Skip the pictures. Set down, word for word, the lines from the start of the material up to and including the line with "const precipTicks = [0, 1.5, 3.0, 4.5, 6.0];".

---

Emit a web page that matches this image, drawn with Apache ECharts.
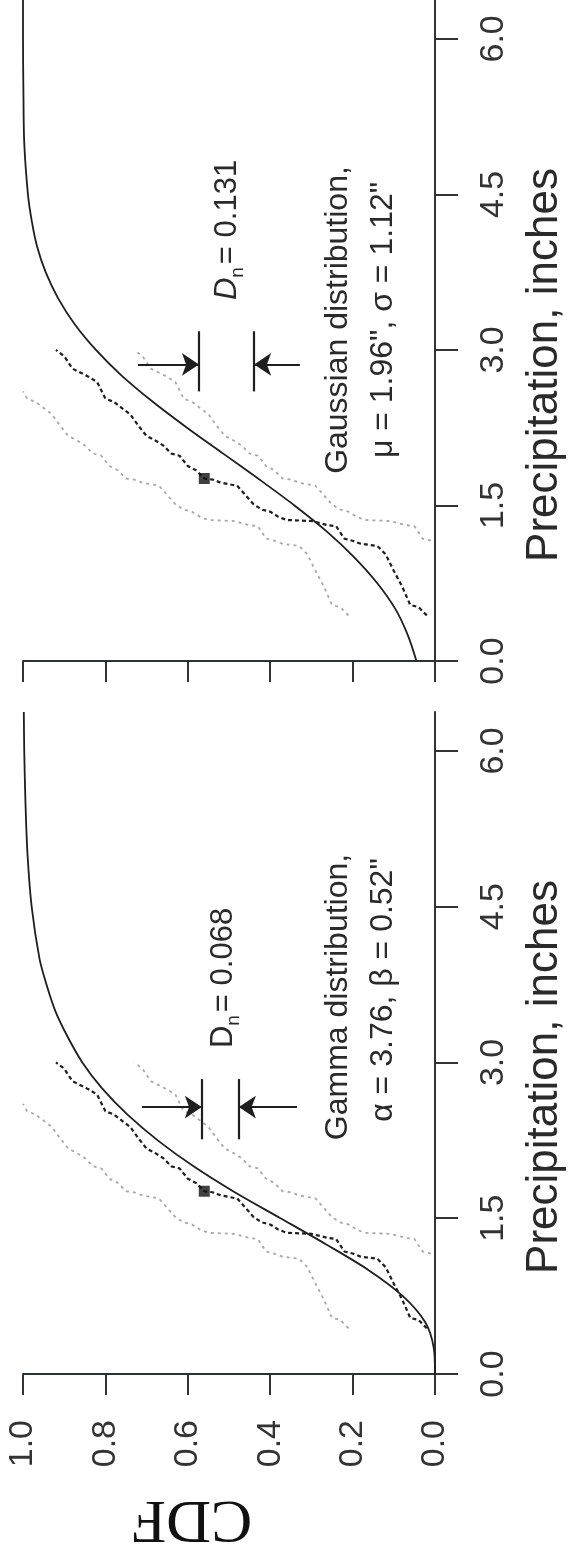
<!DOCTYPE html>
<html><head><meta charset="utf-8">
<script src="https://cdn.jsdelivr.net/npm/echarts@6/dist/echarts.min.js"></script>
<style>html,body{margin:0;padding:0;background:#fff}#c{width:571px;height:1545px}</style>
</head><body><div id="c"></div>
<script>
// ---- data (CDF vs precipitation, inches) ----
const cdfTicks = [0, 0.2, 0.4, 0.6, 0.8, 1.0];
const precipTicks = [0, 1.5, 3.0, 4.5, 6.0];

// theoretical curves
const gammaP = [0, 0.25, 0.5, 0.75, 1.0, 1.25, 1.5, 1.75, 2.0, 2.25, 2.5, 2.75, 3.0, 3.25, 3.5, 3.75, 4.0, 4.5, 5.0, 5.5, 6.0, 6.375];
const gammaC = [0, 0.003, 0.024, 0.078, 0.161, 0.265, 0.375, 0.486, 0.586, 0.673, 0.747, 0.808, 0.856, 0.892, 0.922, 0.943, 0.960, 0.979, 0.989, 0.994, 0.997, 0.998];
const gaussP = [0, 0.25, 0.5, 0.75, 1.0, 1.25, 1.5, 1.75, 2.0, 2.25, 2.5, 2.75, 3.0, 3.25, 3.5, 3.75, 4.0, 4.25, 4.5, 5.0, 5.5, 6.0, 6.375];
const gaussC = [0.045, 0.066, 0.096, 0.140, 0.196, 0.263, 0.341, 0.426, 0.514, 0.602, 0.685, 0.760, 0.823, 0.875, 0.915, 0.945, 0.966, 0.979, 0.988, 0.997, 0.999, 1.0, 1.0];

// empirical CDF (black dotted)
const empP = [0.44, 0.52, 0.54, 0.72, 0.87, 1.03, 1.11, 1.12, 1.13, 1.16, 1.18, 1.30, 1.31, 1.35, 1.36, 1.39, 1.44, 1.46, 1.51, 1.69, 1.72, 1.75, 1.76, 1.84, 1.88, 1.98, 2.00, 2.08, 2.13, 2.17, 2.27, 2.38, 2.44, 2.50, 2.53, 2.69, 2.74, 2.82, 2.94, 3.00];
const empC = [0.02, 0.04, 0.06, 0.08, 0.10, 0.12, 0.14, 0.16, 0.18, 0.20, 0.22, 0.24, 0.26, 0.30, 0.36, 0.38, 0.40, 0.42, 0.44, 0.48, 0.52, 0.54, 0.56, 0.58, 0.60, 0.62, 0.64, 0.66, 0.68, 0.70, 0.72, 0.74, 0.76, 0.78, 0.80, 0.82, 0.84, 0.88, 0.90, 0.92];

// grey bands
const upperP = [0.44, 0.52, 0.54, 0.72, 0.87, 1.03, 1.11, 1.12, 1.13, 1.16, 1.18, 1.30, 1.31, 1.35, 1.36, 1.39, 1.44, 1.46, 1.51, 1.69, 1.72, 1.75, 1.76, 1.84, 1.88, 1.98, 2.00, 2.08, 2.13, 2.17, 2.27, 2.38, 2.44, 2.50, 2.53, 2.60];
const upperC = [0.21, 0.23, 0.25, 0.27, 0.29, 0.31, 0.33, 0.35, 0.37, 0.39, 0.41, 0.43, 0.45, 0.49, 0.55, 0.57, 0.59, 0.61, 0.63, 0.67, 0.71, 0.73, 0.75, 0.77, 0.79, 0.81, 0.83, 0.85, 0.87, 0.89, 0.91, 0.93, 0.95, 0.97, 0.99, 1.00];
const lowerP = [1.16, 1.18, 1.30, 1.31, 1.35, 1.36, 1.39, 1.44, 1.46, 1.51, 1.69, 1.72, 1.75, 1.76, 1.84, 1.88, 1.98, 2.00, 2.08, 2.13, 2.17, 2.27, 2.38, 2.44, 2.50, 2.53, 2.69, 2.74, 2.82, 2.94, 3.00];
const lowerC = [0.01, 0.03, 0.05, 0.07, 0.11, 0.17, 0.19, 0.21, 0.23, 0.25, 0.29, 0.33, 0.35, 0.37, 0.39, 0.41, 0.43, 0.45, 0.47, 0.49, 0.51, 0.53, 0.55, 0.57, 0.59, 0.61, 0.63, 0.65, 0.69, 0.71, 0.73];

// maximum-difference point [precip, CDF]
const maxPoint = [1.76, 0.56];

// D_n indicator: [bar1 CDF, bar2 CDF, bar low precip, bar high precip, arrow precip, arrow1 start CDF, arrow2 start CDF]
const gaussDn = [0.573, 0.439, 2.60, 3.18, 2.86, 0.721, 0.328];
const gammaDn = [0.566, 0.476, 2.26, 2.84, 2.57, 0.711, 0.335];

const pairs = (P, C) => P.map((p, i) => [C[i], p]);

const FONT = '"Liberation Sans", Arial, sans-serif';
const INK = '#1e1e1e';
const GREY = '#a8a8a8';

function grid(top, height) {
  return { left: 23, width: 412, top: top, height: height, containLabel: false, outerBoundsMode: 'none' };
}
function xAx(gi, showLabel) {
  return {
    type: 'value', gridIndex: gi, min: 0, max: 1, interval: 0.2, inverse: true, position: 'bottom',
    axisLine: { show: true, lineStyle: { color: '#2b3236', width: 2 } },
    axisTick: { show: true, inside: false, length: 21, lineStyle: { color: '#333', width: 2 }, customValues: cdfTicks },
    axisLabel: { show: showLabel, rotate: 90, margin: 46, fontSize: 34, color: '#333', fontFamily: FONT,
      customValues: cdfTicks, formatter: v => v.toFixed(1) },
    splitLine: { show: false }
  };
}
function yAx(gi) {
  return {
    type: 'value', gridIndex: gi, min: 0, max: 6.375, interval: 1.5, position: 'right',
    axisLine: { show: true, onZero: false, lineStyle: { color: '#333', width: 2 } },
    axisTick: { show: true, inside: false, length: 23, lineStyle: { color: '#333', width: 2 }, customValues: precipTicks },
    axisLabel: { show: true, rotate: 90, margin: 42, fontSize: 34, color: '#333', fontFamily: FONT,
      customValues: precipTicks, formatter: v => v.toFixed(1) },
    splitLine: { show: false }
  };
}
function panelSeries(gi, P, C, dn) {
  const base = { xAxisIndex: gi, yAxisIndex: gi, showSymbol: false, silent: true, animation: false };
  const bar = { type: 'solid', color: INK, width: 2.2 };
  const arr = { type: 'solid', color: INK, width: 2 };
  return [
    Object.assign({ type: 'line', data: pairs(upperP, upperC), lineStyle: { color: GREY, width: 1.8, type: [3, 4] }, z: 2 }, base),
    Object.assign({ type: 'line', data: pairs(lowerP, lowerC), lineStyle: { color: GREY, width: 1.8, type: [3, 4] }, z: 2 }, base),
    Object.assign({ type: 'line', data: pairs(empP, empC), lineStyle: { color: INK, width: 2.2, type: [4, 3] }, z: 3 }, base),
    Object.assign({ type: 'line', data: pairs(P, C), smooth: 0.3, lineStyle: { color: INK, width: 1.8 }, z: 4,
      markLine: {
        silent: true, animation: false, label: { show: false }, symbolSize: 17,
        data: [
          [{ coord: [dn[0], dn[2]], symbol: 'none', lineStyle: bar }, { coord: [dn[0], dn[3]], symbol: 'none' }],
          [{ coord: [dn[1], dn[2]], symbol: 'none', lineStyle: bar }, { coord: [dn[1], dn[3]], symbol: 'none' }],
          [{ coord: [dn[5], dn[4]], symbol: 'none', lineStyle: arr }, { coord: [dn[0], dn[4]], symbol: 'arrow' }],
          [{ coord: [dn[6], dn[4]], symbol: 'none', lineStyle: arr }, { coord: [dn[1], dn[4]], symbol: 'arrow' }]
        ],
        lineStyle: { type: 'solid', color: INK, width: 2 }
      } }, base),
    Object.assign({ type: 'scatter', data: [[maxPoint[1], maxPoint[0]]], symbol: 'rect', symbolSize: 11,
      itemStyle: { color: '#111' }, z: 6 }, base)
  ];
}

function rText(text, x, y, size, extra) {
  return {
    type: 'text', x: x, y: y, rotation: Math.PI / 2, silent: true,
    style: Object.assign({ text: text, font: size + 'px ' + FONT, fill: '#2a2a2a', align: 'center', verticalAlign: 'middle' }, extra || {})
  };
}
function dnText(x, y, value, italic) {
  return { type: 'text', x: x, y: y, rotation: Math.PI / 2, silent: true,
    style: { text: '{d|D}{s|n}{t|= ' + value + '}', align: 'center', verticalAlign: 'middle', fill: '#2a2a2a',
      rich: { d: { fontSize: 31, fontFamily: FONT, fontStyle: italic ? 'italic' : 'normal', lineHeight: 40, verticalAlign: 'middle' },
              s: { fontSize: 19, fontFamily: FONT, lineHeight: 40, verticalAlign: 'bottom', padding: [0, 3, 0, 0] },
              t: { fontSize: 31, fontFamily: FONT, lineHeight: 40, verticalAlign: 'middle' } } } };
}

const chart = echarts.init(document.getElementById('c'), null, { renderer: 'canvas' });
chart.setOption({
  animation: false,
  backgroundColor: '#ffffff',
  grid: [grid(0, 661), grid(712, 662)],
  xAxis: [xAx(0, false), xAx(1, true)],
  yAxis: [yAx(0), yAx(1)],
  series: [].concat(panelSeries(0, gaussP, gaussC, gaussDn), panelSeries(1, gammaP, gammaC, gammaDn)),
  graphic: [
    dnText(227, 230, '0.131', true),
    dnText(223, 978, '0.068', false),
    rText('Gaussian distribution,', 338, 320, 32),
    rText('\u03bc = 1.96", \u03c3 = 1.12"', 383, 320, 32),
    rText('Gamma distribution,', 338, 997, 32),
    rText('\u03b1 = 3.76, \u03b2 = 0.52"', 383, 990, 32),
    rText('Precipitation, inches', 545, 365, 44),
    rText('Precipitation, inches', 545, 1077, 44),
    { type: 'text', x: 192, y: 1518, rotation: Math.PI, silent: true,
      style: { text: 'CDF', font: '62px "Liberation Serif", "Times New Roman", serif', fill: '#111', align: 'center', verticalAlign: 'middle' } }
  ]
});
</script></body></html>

---

Answer to the exercise =>
Emit a web page that matches this image, drawn with Apache ECharts.
<!DOCTYPE html>
<html><head><meta charset="utf-8">
<script src="https://cdn.jsdelivr.net/npm/echarts@6/dist/echarts.min.js"></script>
<style>html,body{margin:0;padding:0;background:#fff}#c{width:571px;height:1545px}</style>
</head><body><div id="c"></div>
<script>
// ---- data (CDF vs precipitation, inches) ----
const cdfTicks = [0, 0.2, 0.4, 0.6, 0.8, 1.0];
const precipTicks = [0, 1.5, 3.0, 4.5, 6.0];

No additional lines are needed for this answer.